Perhaps these are not ‘big’ stories, but they are indicative of an underlying problem. For the moment we’ll just take a quick look at one of the stories.
On Thursday 17th April 2014 The Oxford Mail published:
“The Right Reverend John Pritchard, Bishop of Oxford delivered a letter, signed by 47 bishops and more than 500 members of the clergy, to the Prime Minister’s constituency office in Witney yesterday.”
The Oxford Mail implied that the delivery was successful; however, on Tuesday 22nd April 2014 The Independent reported:
“David Cameron’s constituency office has come under fire for calling the police on the Bishop of Oxford and Reverend Hebden as they attempted to present him with an open letter on food poverty.”
“…However, despite David Cameron’s Witney office expecting their visit, they were barred from presenting the letter and instead greeted by three police officers.”
Two stories that present ‘events’ in quite different ways.

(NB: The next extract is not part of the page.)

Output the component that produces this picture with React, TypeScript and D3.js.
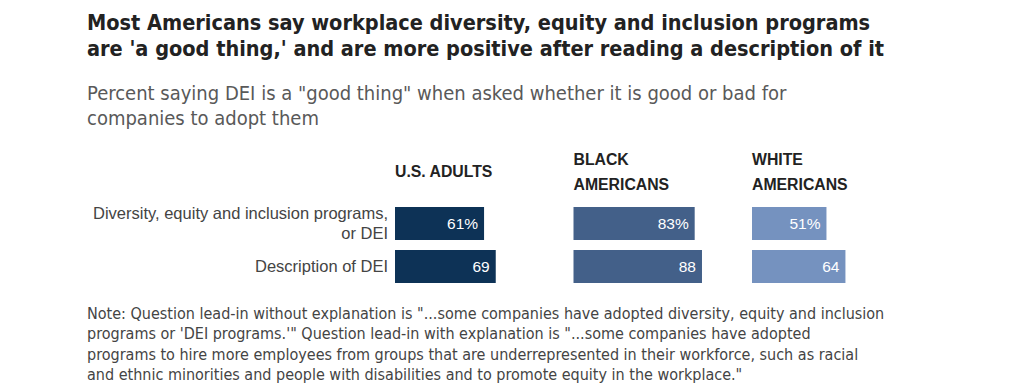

We are fortunate that this ‘living history’ can be followed up and researched far more easily than the distant past.
History is much, much more than strings of dates and so called facts, it can provide the tools for ways of thinking about things. The contention here is that history needs to be made relevant to a wider audience – not for the ability to regurgitate known ‘facts’ and someone’s idea of important dates, but for the critical thinking skills required in historical research and interpretation, skills that should be passed on as widely as possible.
Rather than using history as a dry subject to bludgeon minds into submission, it should be presented in ways to provide tools that sharpen the mind and, without wishing to be too florid, make understood the relevance of:
“Who controls the past controls the future: who controls the present controls the past”
…and the importance of historical societies in relation to that.
Imagine yourself if you will, 100 years in the future…
Historian A has a copy of the archives of The Oxford Mail.
Historian B has a copy of the archives of The Independent.
So, as a matter of historical perspective, did the Bishop of Oxford’s letter get delivered or did it not?